Back in 2002, he marked John Mullane in the Munster final, a day when Waterford broke through with style to sweeping victory. Fahey’s gloss involves commendable restraint: “It was a truly big day, if not in the right way for Tipp people… Waterford just kept coming and coming at us. To be honest, they were far hungrier.”
He was on the bench when Kilkenny subsequently beat Tipperary by four points in a marvellous All-Ireland semi-final. On foot of that result, manager Nicky English departed.
So did Donncha Fahey. Although he was still only 23, that chapter had run out of ink. “Michael Doyle came in as manager for 2003,” he recounts. “But I didn’t feature. I lost form and was hurling badly.”

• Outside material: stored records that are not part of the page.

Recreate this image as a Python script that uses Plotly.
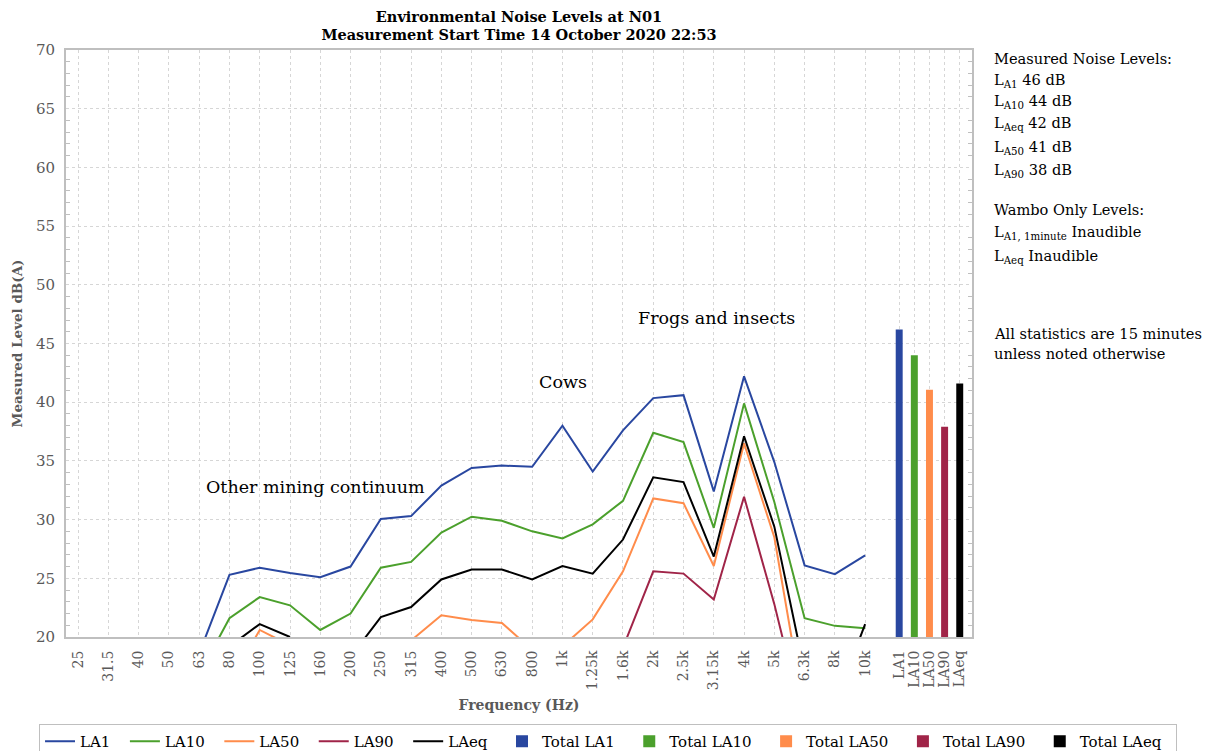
import plotly.graph_objects as go

# ---------------- data ----------------
freq_labels = ["25", "31.5", "40", "50", "63", "80", "100", "125", "160", "200", "250",
               "315", "400", "500", "630", "800", "1k", "1.25k", "1.6k", "2k", "2.5k",
               "3.15k", "4k", "5k", "6.3k", "8k", "10k"]
total_labels = ["LA1", "LA10", "LA50", "LA90", "LAeq"]

LA1 = [None, None, None, None, 18.6, 25.3, 25.9, 25.45, 25.1, 26.0, 30.05,
       30.3, 32.9, 34.4, 34.6, 34.5, 38.0, 34.1, 37.6, 40.35, 40.6,
       32.4, 42.2, 34.9, 26.1, 25.35, 26.95]
LA10 = [None, None, None, None, 16.8, 21.6, 23.4, 22.7, 20.6, 22.0, 25.9,
        26.4, 28.9, 30.25, 29.9, 29.0, 28.4, 29.6, 31.6, 37.4, 36.6,
        29.3, 39.9, 31.5, 21.6, 20.95, 20.75]
LA50 = [None, None, None, None, None, 16.1, 20.6, 19.3, None, None, None,
        19.7, 21.85, 21.45, 21.2, 18.9, 19.2, 21.5, 25.6, 31.8, 31.4,
        26.05, 36.5, 28.5, 13.5, None, None]
LA90 = [None, None, None, None, None, None, None, None, None, None, None,
        None, None, None, None, None, None, None, 19.1, 25.6, 25.4,
        23.2, 31.95, 22.8, 12.3, None, None]
LAeq = [None, None, None, None, None, 19.2, 21.1, 20.0, None, 18.3, 21.7,
        22.55, 24.9, 25.75, 25.75, 24.9, 26.05, 25.4, 28.3, 33.6, 33.2,
        26.85, 37.1, 29.4, 17.1, 14.3, 21.1]
totals = [46.2, 44.0, 41.05, 37.9, 41.6]

series_names = ["LA1", "LA10", "LA50", "LA90", "LAeq"]
series_values = [LA1, LA10, LA50, LA90, LAeq]
colors = ["#2947A0", "#4BA02C", "#FF8C4B", "#A02448", "#000000"]

# ---------------- layout helpers ----------------
FONT = "DejaVu Serif"
GREY = "#595959"
PAD = "\u00a0\u00a0"  # extra spacing after legend text, as in the reference
freq_x = list(range(len(freq_labels)))
total_x = [len(freq_labels) + 0.125 + 0.5 * k for k in range(len(total_labels))]

fig = go.Figure()
for name, vals, col in zip(series_names, series_values, colors):
    fig.add_trace(go.Scatter(x=freq_x, y=vals, mode="lines", name=name + PAD,
                             line=dict(color=col, width=2)))
for k, (lab, val, col) in enumerate(zip(total_labels, totals, colors)):
    fig.add_trace(go.Bar(x=[total_x[k]], y=[val], name="Total " + lab + PAD,
                         marker=dict(color=col, line=dict(width=0)), width=0.23))

fig.update_layout(
    width=1215, height=751,
    paper_bgcolor="white", plot_bgcolor="white",
    margin=dict(l=58, r=251, t=42, b=122, autoexpand=False),
    font=dict(family=FONT, size=14, color=GREY),
    title=dict(text="<b>Environmental Noise Levels at N01<br>Measurement Start Time 14 October 2020 22:53</b>",
               x=0.5, xref="paper", xanchor="center", y=1 - 13.5 / 751, yref="container", yanchor="middle",
               font=dict(family=FONT, size=14.5, color="black")),
    showlegend=True,
    legend=dict(orientation="h", x=1.2263, xanchor="right", y=-0.1482, yanchor="top",
                font=dict(family=FONT, size=15, color="black"),
                bordercolor="#BFBFBF", borderwidth=1, traceorder="normal",
                itemwidth=30),
    barmode="overlay",
)

fig.update_xaxes(
    range=[-0.4, 29.53], tickmode="array", automargin=False,
    tickvals=freq_x + total_x, ticktext=freq_labels + total_labels,
    tickangle=-90, tickfont=dict(family=FONT, size=14, color=GREY),
    ticklabelstandoff=6,
    showgrid=True, gridcolor="#D6D6D6", griddash="dot", gridwidth=1,
    showline=True, linecolor="#BFBFBF", linewidth=2, mirror=True,
    ticks="", zeroline=False,
    title=dict(text="<b>Frequency (Hz)</b>", font=dict(family=FONT, size=14, color=GREY), standoff=11),
)
fig.update_yaxes(
    range=[20, 70], dtick=5, tick0=20, automargin=False,
    tickfont=dict(family=FONT, size=15, color=GREY),
    ticklabelstandoff=6,
    showgrid=True, gridcolor="#D6D6D6", griddash="dot", gridwidth=1,
    showline=True, linecolor="#BFBFBF", linewidth=2, mirror="allticks",
    ticks="inside", ticklen=0, zeroline=False,
    minor=dict(dtick=1, ticks="inside", ticklen=4, tickcolor="#BFBFBF", showgrid=False),
    title=dict(text="<b>Measured Level dB(A)</b>", font=dict(family=FONT, size=13.5, color=GREY), standoff=10),
)

# in-plot labels
for txt, xv, yv in [("Other mining continuum", 4.17, 32.8),
                    ("Cows", 15.15, 41.7),
                    ("Frogs and insects", 18.42, 47.2)]:
    fig.add_annotation(text=txt, x=xv, y=yv, xref="x", yref="y", xanchor="left", yanchor="middle",
                       showarrow=False, font=dict(family=FONT, size=17.5, color="black"))

# right-side notes
notes = [
    ("Measured Noise Levels:", 58),
    ("L<sub>A1</sub> 46 dB", 80),
    ("L<sub>A10</sub> 44 dB", 102),
    ("L<sub>Aeq</sub> 42 dB", 124),
    ("L<sub>A50</sub> 41 dB", 147),
    ("L<sub>A90</sub> 38 dB", 170),
    ("Wambo Only Levels:", 209),
    ("L<sub>A1, 1minute</sub> Inaudible", 232),
    ("L<sub>Aeq</sub> Inaudible", 256),
    ("All statistics are 15 minutes", 333),
    ("unless noted otherwise", 353),
]
for txt, ypx in notes:
    fig.add_annotation(text=txt, x=(992 - 66) / 906, y=(637 - ypx) / 587, xref="paper", yref="paper",
                       xanchor="left", yanchor="middle", showarrow=False,
                       font=dict(family=FONT, size=14.6, color="black"))

fig.write_html("out.html")
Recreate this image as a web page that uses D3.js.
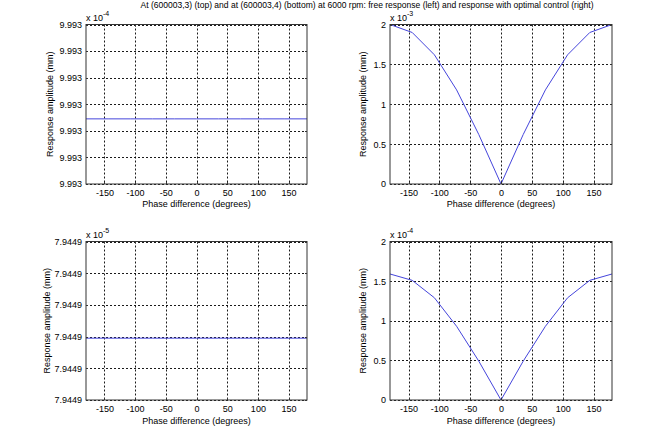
<!DOCTYPE html>
<html>
<head>
<meta charset="utf-8">
<script src="https://cdn.jsdelivr.net/npm/d3@7"></script>
<style>
  body { margin: 0; background: #fff; }
  svg text { font-family: "Liberation Sans", Arial, sans-serif; fill: #000; }
</style>
</head>
<body>
<script>
// phase difference samples (degrees)
var phase = [-180, -144, -108, -72, -36, 0, 36, 72, 108, 144, 180];

// responses (in units of the axis multiplier)
var freeTop  = [9.993249, 9.993249, 9.993249, 9.993249, 9.993249, 9.993249, 9.993249, 9.993249, 9.993249, 9.993249, 9.993249]; // x 1e-4
var ctrlTop  = [2.00, 1.90, 1.62, 1.18, 0.62, 0, 0.62, 1.18, 1.62, 1.90, 2.00];                 // x 1e-3
var freeBot  = [7.9449039, 7.9449039, 7.9449039, 7.9449039, 7.9449039, 7.9449039, 7.9449039, 7.9449039, 7.9449039, 7.9449039, 7.9449039]; // x 1e-5
var ctrlBot  = [1.59, 1.51, 1.29, 0.93, 0.49, 0, 0.49, 0.93, 1.29, 1.51, 1.59];                 // x 1e-4

// tick values
var xTicks = [-150, -100, -50, 0, 50, 100, 150];
var yTicksFreeTop = [9.99320, 9.99322, 9.99324, 9.99326, 9.99328, 9.99330, 9.99332];
var yTicksCtrlTop = [0, 0.5, 1, 1.5, 2];
var yTicksFreeBot = [7.944900, 7.944902, 7.944904, 7.944906, 7.944908, 7.944910];
var yTicksCtrlBot = [0, 0.5, 1, 1.5, 2];

var titleText = "At (600003,3) (top) and at (600003,4) (bottom) at 6000 rpm: free response (left) and response with optimal control (right)";
var xLabel = "Phase difference (degrees)";
var yLabel = "Response amplitude (mm)";

var W = 669, H = 428;
var svg = d3.select("body").append("svg")
  .attr("width", W)
  .attr("height", H);

// figure title
svg.append("text")
  .attr("x", 367)
  .attr("y", 8)
  .attr("text-anchor", "middle")
  .attr("textLength", 453)
  .attr("lengthAdjust", "spacingAndGlyphs")
  .style("font-size", "9px")
  .text(titleText);

// plain hyphen minus like the original
function plain(f) {
  return function(d) { return f(d).replace("\u2212", "-"); };
}

function drawPanel(p) {
  var xScale = d3.scaleLinear().domain([-180, 180]).range([p.left, p.right]);
  var yScale = d3.scaleLinear().domain(p.yDomain).range([p.bottom, p.top]);
  var g = svg.append("g");

  // grid
  g.selectAll(".vgrid").data(xTicks).enter().append("line")
    .attr("x1", function(d) { return Math.round(xScale(d)) + 0.5; })
    .attr("x2", function(d) { return Math.round(xScale(d)) + 0.5; })
    .attr("y1", p.top).attr("y2", p.bottom)
    .attr("stroke", "#000").attr("stroke-width", 0.9)
    .attr("stroke-dasharray", "2,2");
  g.selectAll(".hgrid").data(p.yTicks).enter().append("line")
    .attr("y1", function(d) { return Math.round(yScale(d)) + 0.5; })
    .attr("y2", function(d) { return Math.round(yScale(d)) + 0.5; })
    .attr("x1", p.left).attr("x2", p.right)
    .attr("stroke", "#000").attr("stroke-width", 0.9)
    .attr("stroke-dasharray", "2,2");

  // axes
  var xAxis = d3.axisBottom(xScale).tickValues(xTicks).tickSize(0).tickPadding(6)
    .tickFormat(plain(d3.format("d")));
  var gx = g.append("g")
    .attr("transform", "translate(0," + p.bottom + ")")
    .call(xAxis);
  var yAxis = d3.axisLeft(yScale).tickValues(p.yTicks).tickSize(0).tickPadding(4)
    .tickFormat(plain(p.fmt));
  var gy = g.append("g")
    .attr("transform", "translate(" + p.left + ",0)")
    .call(yAxis);
  [gx, gy].forEach(function(a) {
    a.select(".domain").remove();
    a.selectAll("text").style("font-size", "9px").attr("fill", "#000")
      .style("font-family", "'Liberation Sans', Arial, sans-serif");
  });

  // data line
  var line = d3.line()
    .x(function(d, i) { return xScale(phase[i]); })
    .y(function(d) { return yScale(d); });
  g.append("path")
    .datum(p.values)
    .attr("fill", "none")
    .attr("stroke", "#4545dc")
    .attr("stroke-width", 1)
    .attr("d", line);

  // box
  g.append("rect")
    .attr("x", p.left).attr("y", p.top)
    .attr("width", p.right - p.left).attr("height", p.bottom - p.top)
    .attr("fill", "none").attr("stroke", "#333").attr("stroke-width", 1);

  // small inward ticks
  xTicks.forEach(function(t) {
    var x = Math.round(xScale(t)) + 0.5;
    g.append("line").attr("x1", x).attr("x2", x).attr("y1", p.bottom).attr("y2", p.bottom - 2).attr("stroke", "#333");
    g.append("line").attr("x1", x).attr("x2", x).attr("y1", p.top).attr("y2", p.top + 2).attr("stroke", "#333");
  });
  p.yTicks.forEach(function(t) {
    var y = Math.round(yScale(t)) + 0.5;
    g.append("line").attr("y1", y).attr("y2", y).attr("x1", p.left).attr("x2", p.left + 2).attr("stroke", "#333");
    g.append("line").attr("y1", y).attr("y2", y).attr("x1", p.right).attr("x2", p.right - 2).attr("stroke", "#333");
  });

  // exponent label
  var ex = g.append("text")
    .attr("x", p.left)
    .attr("y", p.top - 4)
    .style("font-size", "9px");
  ex.append("tspan").text("x 10");
  ex.append("tspan").attr("dy", -5).style("font-size", "7px").text(p.exp);

  // axis labels
  g.append("text")
    .attr("x", (p.left + p.right) / 2)
    .attr("y", p.bottom + p.xLabelDy)
    .attr("text-anchor", "middle")
    .style("font-size", "9px")
    .text(xLabel);
  g.append("text")
    .attr("transform", "translate(" + (p.left - p.yLabelDx) + "," + ((p.top + p.bottom) / 2) + ") rotate(-90)")
    .attr("text-anchor", "middle")
    .attr("dy", "0.35em")
    .style("font-size", "9px")
    .text(yLabel);
}

drawPanel({
  left: 86, right: 307, top: 24.5, bottom: 184,
  yDomain: [9.99320, 9.99332], yTicks: yTicksFreeTop, fmt: d3.format(".4"),
  values: freeTop, exp: "-4", xLabelDy: 22.5, yLabelDx: 36
});
drawPanel({
  left: 390, right: 612, top: 24.5, bottom: 184,
  yDomain: [0, 2], yTicks: yTicksCtrlTop, fmt: d3.format(""),
  values: ctrlTop, exp: "-3", xLabelDy: 22.5, yLabelDx: 27
});
drawPanel({
  left: 86, right: 307, top: 241.5, bottom: 400,
  yDomain: [7.944900, 7.944910], yTicks: yTicksFreeBot, fmt: d3.format(".5"),
  values: freeBot, exp: "-5", xLabelDy: 23.5, yLabelDx: 39
});
drawPanel({
  left: 390, right: 612, top: 241.5, bottom: 400,
  yDomain: [0, 2], yTicks: yTicksCtrlBot, fmt: d3.format(""),
  values: ctrlBot, exp: "-4", xLabelDy: 23.5, yLabelDx: 27
});
</script>
</body>
</html>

Admirably honest to end, he does not varnish the sign off: “I wanted to travel, to spend some time in Australia, which I did. But that wasn’t the reason I left. I just wasn’t hurling well enough to be there anymore.”
Fahey was embarking on the loop that would bring him back, at 35, to his home town, husband and father of two, bank manager and part-time sheep farmer. All during our chat, he has a likeable ease, quick to laugh at the incongruities and the beauties of what people choose. He consistently looked outwards so as to come more closely at home ground.
He instances Kilkenny, how fortunate it is that the city is so central in the county. “It makes everything fierce handy for organising,” he insists. He tilts his head and drifts off into a list: “Clonmel, Carrick, Cashel, Thurles, Nenagh, Roscrea, Cahir, Tipp town… There are a lot of reasonably big places in Tipperary.”
Thus a conclusion: “The geography is different in Tipp. But it’s good when something is genuinely different. The river can be a great divider in a way.”
Never more so than tomorrow in the Munster final, when Séamus Kennedy strikes his first ball, when buried within the Tipp roar will be the Clonmel shout.